Carlos Alberto Torres
Nicknamed “O Capitão”, Carlos Alberto Torres was named into the World Team of the 20th Century in 1998. He captained the Brazilian national team to World Cup glory in 1970, scoring one of the greatest goals in World Cup history which was the fourth goal in the 4-1 demolition of Italy. An excellent penalty taker and exceptionally gifted player, Carlos Alberto scored over 70 goals in his career and is regarded as one of the best defenders football have ever seen.
Carlos Alberto spent the majority of his club football career in Brazil (1963-1977), before a five-year stint in the United States, playing for the likes of New York Cosmos and California Surf. Before passing on in October 2016, due to a sudden heart attack, Carlos Alberto was an inductee into the Brazilian Football Museum Hall of Fame and the U.S. National Soccer Hall of Fame.
If your dream is to put on the no. 4 shirts as a professional footballer for Italian giants, Inter Milan, you might need to reconsider because that ship has sailed. Javier Zanetti saw his no. 4 jerseys retired by Inter Milan in 2015, after 19 years with the Italian club. Born in Buenos Aires, Argentina, Zanetti joined Inter in 1995 after three years of professional football with Argentine clubs, Talleres and Banfield.

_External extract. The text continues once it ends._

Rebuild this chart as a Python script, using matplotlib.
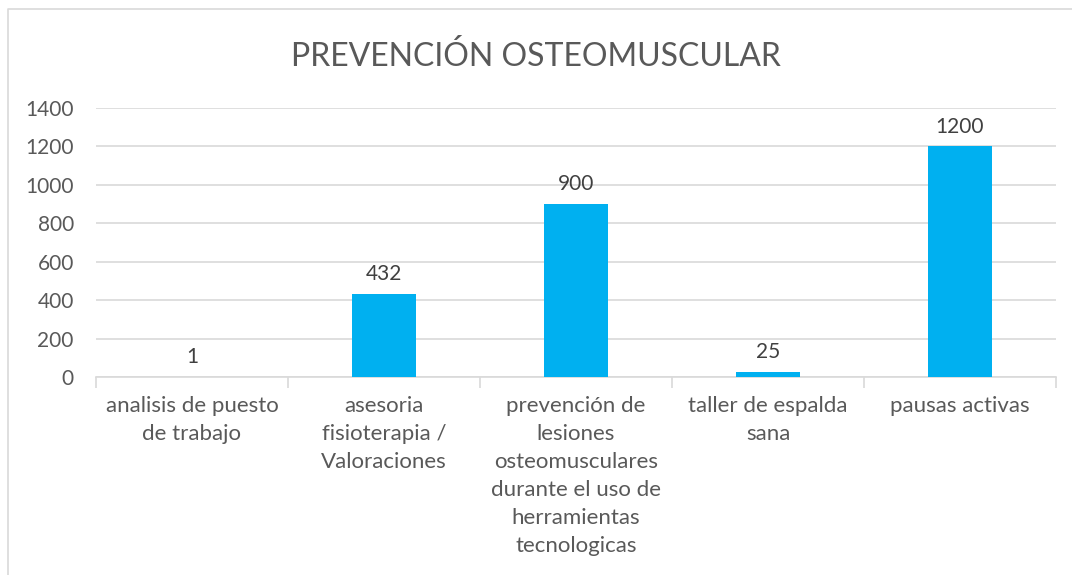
import matplotlib.pyplot as plt
from matplotlib.lines import Line2D
import numpy as np

plt.rcParams['font.family'] = ['Lato', 'DejaVu Sans']

categories = ['analisis de puesto\nde trabajo',
              'asesoria\nfisioterapia /\nValoraciones',
              'prevención de\nlesiones\nosteomusculares\ndurante el uso de\nherramientas\ntecnologicas',
              'taller de espalda\nsana',
              'pausas activas']
values = [1, 432, 900, 25, 1200]
y_ticks = [0, 200, 400, 600, 800, 1000, 1200, 1400]
title = 'PREVENCIÓN OSTEOMUSCULAR'

text_color = '#595959'
grid_color = '#D9D9D9'
bar_color = '#00B0F0'

W, H = 1072, 575
fig = plt.figure(figsize=(W / 100, H / 100), dpi=100)
ax = fig.add_axes([96 / W, 1 - 377 / H, (1056 - 96) / W, (377 - 108) / H])

x = np.arange(len(values))
ax.bar(x, values, width=1 / 3, color=bar_color, zorder=3)

for xi, v in zip(x, values):
    ax.annotate(str(v), (xi, v), xytext=(0, 7), textcoords='offset points',
                ha='center', va='bottom', fontsize=15, color='#404040')

ax.set_xlim(-0.5, len(values) - 0.5)
ax.set_ylim(0, 1400)
ax.set_yticks(y_ticks)
ax.set_yticklabels([str(t) for t in y_ticks], fontsize=15, color=text_color)
ax.yaxis.grid(True, color=grid_color, linewidth=1.2, zorder=0)
ax.tick_params(axis='y', length=0, pad=16)

ax.set_xticks(x)
ax.set_xticklabels(categories, fontsize=16, color=text_color, linespacing=1.5, va='top')
ax.set_xticks(np.arange(len(values) + 1) - 0.5, minor=True)
ax.tick_params(axis='x', which='major', length=0, pad=14)
ax.tick_params(axis='x', which='minor', length=8, color=grid_color, width=1.2)

for side in ['top', 'right', 'left']:
    ax.spines[side].set_visible(False)
ax.spines['bottom'].set_color(grid_color)
ax.spines['bottom'].set_linewidth(1.2)

fig.text(0.5, 1 - 57 / H, title, ha='center', va='center', fontsize=23, color=text_color)

# chart frame (only left and top edges visible in the crop)
fx = 8 / W
fy = 1 - 9 / H
fig.add_artist(Line2D([fx, fx, 1], [0, fy, fy], transform=fig.transFigure,
                      color=grid_color, linewidth=1.2))

fig.savefig('out.png', dpi=100)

Nicknamed “El Tractor” for his tirelessness and stamina, Zanetti could cover the entire right flank making impactful contributions to both defense and attack. Manchester United legend, Ryan Giggs once labeled Zanetti as his most difficult opponent, citing the Argentine’s speed, intelligence, and power.
Zanetti is Inter Milan’s record appearances holder with 858 across all competitions and remains the only player to captain the club to a treble (league, cup, and Champions League success). He also made 143 appearances for the Argentina senior national team and participated in the 1998 and 2002 FIFA World Cups.